By: Donald_W_Dony
The recent sector strength of the Consumer staples ETF (XLP) over the Consumer discretionary ETF (XLY) indicates that money is now flowing out of a growth industry group and into a defensive sector. This action normally occurs during a period of weakness in the S&P 500.
Over the past few years, this shift in buying pressure between these two consumer sectors has provided guidance to the short term movements of the broad-based S&P 500. As models are indicating that a low in the index is expected in June, the returning performance of the defensive staples sector over discretionaries adds some additional evidence to the anticipated pullback.
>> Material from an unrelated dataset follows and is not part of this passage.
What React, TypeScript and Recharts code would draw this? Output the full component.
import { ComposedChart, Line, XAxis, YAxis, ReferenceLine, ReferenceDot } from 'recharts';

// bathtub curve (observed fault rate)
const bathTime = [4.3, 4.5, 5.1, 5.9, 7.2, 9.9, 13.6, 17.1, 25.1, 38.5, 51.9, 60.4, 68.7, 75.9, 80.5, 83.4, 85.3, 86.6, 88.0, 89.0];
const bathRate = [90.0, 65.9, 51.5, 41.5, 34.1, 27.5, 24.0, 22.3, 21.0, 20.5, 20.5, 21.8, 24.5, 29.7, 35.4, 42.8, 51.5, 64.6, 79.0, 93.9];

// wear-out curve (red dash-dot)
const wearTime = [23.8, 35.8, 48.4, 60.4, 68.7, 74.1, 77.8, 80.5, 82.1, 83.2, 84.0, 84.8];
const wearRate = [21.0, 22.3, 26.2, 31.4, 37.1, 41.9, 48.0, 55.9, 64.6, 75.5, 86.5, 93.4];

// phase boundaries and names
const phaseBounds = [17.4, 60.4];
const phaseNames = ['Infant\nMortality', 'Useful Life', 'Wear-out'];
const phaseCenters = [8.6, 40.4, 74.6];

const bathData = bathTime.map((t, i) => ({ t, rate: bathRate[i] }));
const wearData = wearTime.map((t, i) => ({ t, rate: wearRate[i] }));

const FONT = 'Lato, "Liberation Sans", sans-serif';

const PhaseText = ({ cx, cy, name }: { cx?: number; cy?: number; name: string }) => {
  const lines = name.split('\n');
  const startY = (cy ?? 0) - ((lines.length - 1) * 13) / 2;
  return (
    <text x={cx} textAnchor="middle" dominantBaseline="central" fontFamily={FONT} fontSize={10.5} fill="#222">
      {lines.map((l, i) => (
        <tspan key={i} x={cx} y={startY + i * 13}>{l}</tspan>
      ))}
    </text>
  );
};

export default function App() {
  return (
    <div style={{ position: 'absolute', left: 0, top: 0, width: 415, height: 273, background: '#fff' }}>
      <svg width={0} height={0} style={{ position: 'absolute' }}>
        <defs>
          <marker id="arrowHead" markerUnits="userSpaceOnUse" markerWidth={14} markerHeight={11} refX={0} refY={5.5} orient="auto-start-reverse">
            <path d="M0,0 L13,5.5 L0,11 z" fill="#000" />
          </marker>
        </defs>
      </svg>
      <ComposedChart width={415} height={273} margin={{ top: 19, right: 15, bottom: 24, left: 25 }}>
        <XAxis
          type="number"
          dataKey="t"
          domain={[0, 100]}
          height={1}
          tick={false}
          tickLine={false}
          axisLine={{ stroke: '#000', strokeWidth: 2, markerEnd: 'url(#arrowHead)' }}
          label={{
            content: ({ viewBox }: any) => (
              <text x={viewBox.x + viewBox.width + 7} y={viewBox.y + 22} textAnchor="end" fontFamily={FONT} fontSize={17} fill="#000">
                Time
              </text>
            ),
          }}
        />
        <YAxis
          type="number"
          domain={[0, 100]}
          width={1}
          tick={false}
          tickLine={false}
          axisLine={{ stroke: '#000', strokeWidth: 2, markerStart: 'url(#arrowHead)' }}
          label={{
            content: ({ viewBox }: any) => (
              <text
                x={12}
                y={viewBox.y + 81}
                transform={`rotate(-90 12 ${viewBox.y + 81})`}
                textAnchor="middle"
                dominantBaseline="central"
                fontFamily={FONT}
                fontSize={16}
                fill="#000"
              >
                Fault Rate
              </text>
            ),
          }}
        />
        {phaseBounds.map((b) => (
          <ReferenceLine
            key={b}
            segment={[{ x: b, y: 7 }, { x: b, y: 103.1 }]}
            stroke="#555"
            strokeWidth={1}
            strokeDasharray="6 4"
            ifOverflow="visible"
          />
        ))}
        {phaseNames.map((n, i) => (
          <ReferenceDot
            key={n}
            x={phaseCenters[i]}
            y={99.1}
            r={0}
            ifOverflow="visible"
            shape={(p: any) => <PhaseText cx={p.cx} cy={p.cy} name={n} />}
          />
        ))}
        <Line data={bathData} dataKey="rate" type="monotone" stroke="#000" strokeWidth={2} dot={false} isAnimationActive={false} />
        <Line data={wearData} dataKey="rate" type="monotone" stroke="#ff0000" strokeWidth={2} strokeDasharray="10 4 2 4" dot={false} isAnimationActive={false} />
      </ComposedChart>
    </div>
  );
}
Bottom line: The ratio line between XLP and XLY normally trends in the opposite direction to the S&P 500. Greater relative performance from the Consumer staples ETF (XLP) over the Consumer discretionary ETF (XLY) creates a rising line. This also indicates that money is flowing into the defensive sector. The action usually coordinates with a downward movement in the S&P 500.
Investment approach: With the S&P 500 trading on a stable 14-16 week cycle and an expected low in June (the last trough was in mid-March), this recent shift in performance from the growth sector (XLY) to the defensive group (XLP) adds additional evidence for the expected low. Investors may wish to wait on the sidelines for now and use this coming retracement as a buying opportunity.